Texte

Le retour à la terre

Moulim El Aroussi

Voici un peintre au parcours très insolite. Il est rare de trouver, aujourd’hui au Maroc, un peintre de l’âge de

Mohammed Mourabiti qui ne soit pas passé par les études artistiques ; le temps des autodidactes nous semble actuellement révolu. On croyait que cela faisait partie des époques passées où la société marocaine n’arrivait pas encore à se représenter l’image du peintre ; or les artistes et les peintres plus particulièrement remplissent, de nos jours, les écrans des médias.

Mais il paraît que Mourabiti était, depuis son jeune âge prédestiné à l’art ; car depuis toujours il adorait bricoler. A la fin du collège, il essaya de s’orienter vers les arts pastiques contre l’avis de ses parents qui auraient aimé le voir se diriger vers une branche scientifique. La volonté parentale finit par l’emporter. Il prépara un diplôme en électronique. Après cela, ce fut la rupture avec la famille. Il a trouvé un petit boulot pour payer des cours de dessin et de peinture. Le jour où il a montré son travail aux artistes et aux critiques, il a senti le poids de la responsabilité artistique, selon ses déclarations.

Son travail est pure réminiscence. C’est le retour de toute son enfance à Marrakech : les rues étroites, la perspective des murs, le jeu de l’ombre et de la lumière. A cela s’est ajoutée aujourd’hui sa relation à la terre et à la nature. Il vit au pied de la montagne, à Tahanaout. Là, devant l’immensité de la Terre, l’environnement est devenu une composante plastique essentielle de sa peinture.

Mais bien auparavant, Mourabiti était attentif à l’enviro-nnement. A Casablanca, où il vécut une partie de sa jeunesse et à Marrakech où il est retourné au début de sa carrière artistique, le paysage urbain l’interpellait avec force. Outre l’architecture, la texture des murs, l’ambiance des quartiers… son œil sensible balayait les terrasses des maisons et emmagasinait les images des paraboles plantées telles des créatures venues d’une autre planète.

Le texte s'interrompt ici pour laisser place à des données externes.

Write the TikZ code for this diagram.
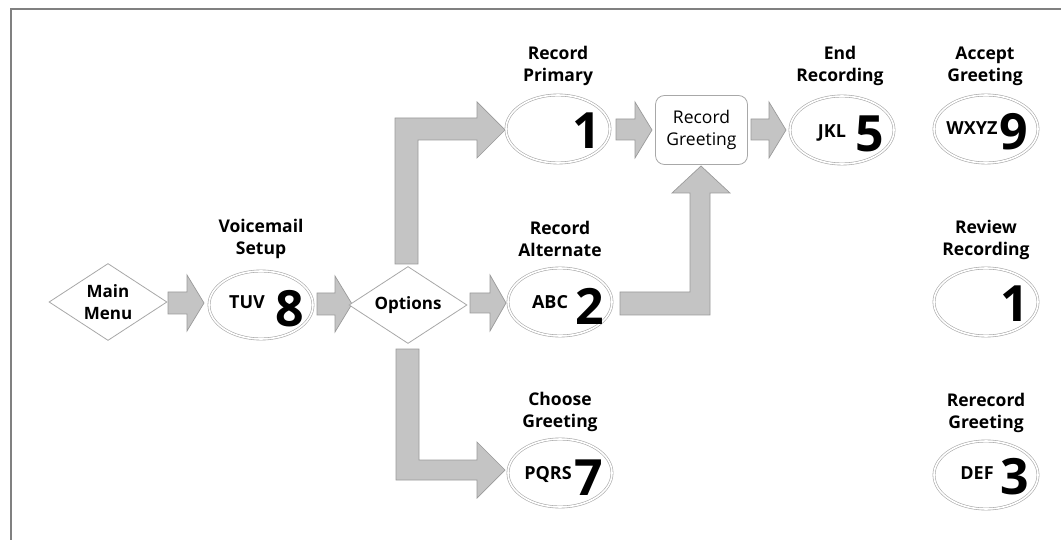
\documentclass[tikz,border=0pt]{standalone}
\usepackage{fontspec}
\setmainfont{Open Sans}
\usetikzlibrary{shapes.geometric}
\definecolor{arrfill}{HTML}{C4C4C4}
\definecolor{arrline}{HTML}{9A9A9A}
\definecolor{shapeline}{HTML}{A8A8A8}
\definecolor{framecol}{HTML}{808080}
\tikzset{
  blockarrow/.style={fill=arrfill, draw=arrline, line width=0.7pt},
  keyoval/.style={ellipse, draw=shapeline, line width=0.6pt, double=white, double distance=1.6pt, minimum width=104pt, minimum height=68pt, inner sep=0pt},
  decision/.style={diamond, draw=shapeline, line width=0.8pt, fill=white, minimum width=118pt, minimum height=77pt, inner sep=0pt, aspect=1.55, align=center, font=\bfseries\fontsize{17}{22}\selectfont},
  statebox/.style={rectangle, rounded corners=9pt, draw=shapeline, line width=0.8pt, minimum width=92pt, minimum height=69pt, align=center, font=\fontsize{17.5}{22}\selectfont},
  lbl/.style={align=center, font=\bfseries\fontsize{17.5}{22}\selectfont, inner sep=0pt},
  letters/.style={font=\bfseries\fontsize{18}{20}\selectfont, inner sep=0pt},
  digit/.style={font=\bfseries\fontsize{50}{50}\selectfont, inner sep=0pt},
}
\begin{document}
\begin{tikzpicture}[x=1pt,y=-1pt]
\useasboundingbox (0,0) rectangle (1061,540);
% frame
\draw[framecol, line width=2pt] (11,540) -- (11,9) -- (1061,9);

% block arrows
\draw[blockarrow] (168,292) -- (187,292) -- (187,275) -- (204,303) -- (187,331) -- (187,314) -- (168,314) -- cycle;
\draw[blockarrow] (317,293) -- (335,293) -- (335,276) -- (352,304) -- (335,332) -- (335,315) -- (317,315) -- cycle;
\draw[blockarrow] (470,293) -- (490,293) -- (490,275) -- (506,303) -- (490,331) -- (490,313) -- (470,313) -- cycle;
\draw[blockarrow] (616,119) -- (635,119) -- (635,102) -- (652,130) -- (635,158) -- (635,140) -- (616,140) -- cycle;
\draw[blockarrow] (751,119) -- (769,119) -- (769,102) -- (786,130) -- (769,158) -- (769,140) -- (751,140) -- cycle;
% L arrows
\draw[blockarrow] (395,264) -- (395,118) -- (477,118) -- (477,102) -- (505,130) -- (477,158) -- (477,140) -- (418,140) -- (418,264) -- cycle;
\draw[blockarrow] (396,349) -- (396,480) -- (477,480) -- (477,498) -- (505,470) -- (477,442) -- (477,460) -- (419,460) -- (419,349) -- cycle;
\draw[blockarrow] (620,315) -- (710,315) -- (710,193) -- (730,193) -- (701,166) -- (672,193) -- (690,193) -- (690,292) -- (620,292) -- cycle;

% diamonds
\node[decision] (main) at (108,302) {Main\\Menu};
\node[decision] (opts) at (408,305) {Options};

% record greeting box
\node[statebox] (recg) at (701.5,130) {Record\\Greeting};

% ovals
\node[keyoval] (vms) at (261,305) {};
\node[keyoval] (prim) at (558,129) {};
\node[keyoval] (alt) at (560,302) {};
\node[keyoval] (choose) at (560,473) {};
\node[keyoval] (endrec) at (842,130) {};
\node[keyoval] (accept) at (986,129) {};
\node[keyoval] (review) at (986,302) {};
\node[keyoval] (rerec) at (986,475) {};

% labels above ovals
\node[lbl] (lvms) at (261,239) {Voicemail\\Setup};
\node[lbl] (lprim) at (558,66) {Record\\Primary};
\node[lbl] (lalt) at (560,239) {Record\\Alternate};
\node[lbl] (lchoose) at (560,412) {Choose\\Greeting};
\node[lbl] (lend) at (840,66) {End\\Recording};
\node[lbl] (lacc) at (985,66) {Accept\\Greeting};
\node[lbl] (lrev) at (986,240) {Review\\Recording};
\node[lbl] (lrer) at (986,413) {Rerecord\\Greeting};

% key contents
\node[letters] (tvms) at (247,302) {TUV};
\node[digit] (dvms) at (290,309) {8};
\node[digit] (dprim) at (587,131) {1};
\node[letters] (talt) at (550,302) {ABC};
\node[digit] (dalt) at (590,306) {2};
\node[letters] (tchoose) at (548,475) {PQRS};
\node[digit] (dchoose) at (589,478) {7};
\node[letters] (tend) at (832,133) {JKL};
\node[digit] (dend) at (870,134) {5};
\node[letters] (tacc) at (972,128) {WXYZ};
\node[digit] (dacc) at (1014,132) {9};
\node[digit] (drev) at (1015,304) {1};
\node[letters] (trer) at (977,473) {DEF};
\node[digit] (drer) at (1015,477) {3};
\end{tikzpicture}
\end{document}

Ces silhouettes ont commencé par hanter ses toiles avant de devenir un véritable module plastique.

En fait, les paraboles dressées, telles des girouettes, dans des champs de blé, rythmaient la cadence visuelle de l’artiste et s’infiltraient pour devenir un jour le leitmotiv récurent de sa gestuelle intime. Elles commencent par faire leur apparition à l’état anecdotique puis elles se sont purifiées, stylisées, avant de s’abstraire pour ne demeurer que trace rappelant le trait d’un événement qui fut un jour.

Cette abstraction de la forme parabolique (dans tous les sens de l’image), s’accompagna d’une introduction de la terre. En fait Mourabiti travaillait à partir d’un référent terrestre, celui du rappel du mur de la ville du Sud, en l’occurrence le pisé ; mais la terre à laquelle je fais ici allusion, relève de Physis au sens grec. L’artiste vit au sein de la terre, il la hume, il la pratique, il la pétrit et la construit. On dirait que, à la manière des alchimistes, il cherche un paradoxe combien délicieux en art, et nulle part ailleurs : s’enfoncer dans la terre et interroger la technologie.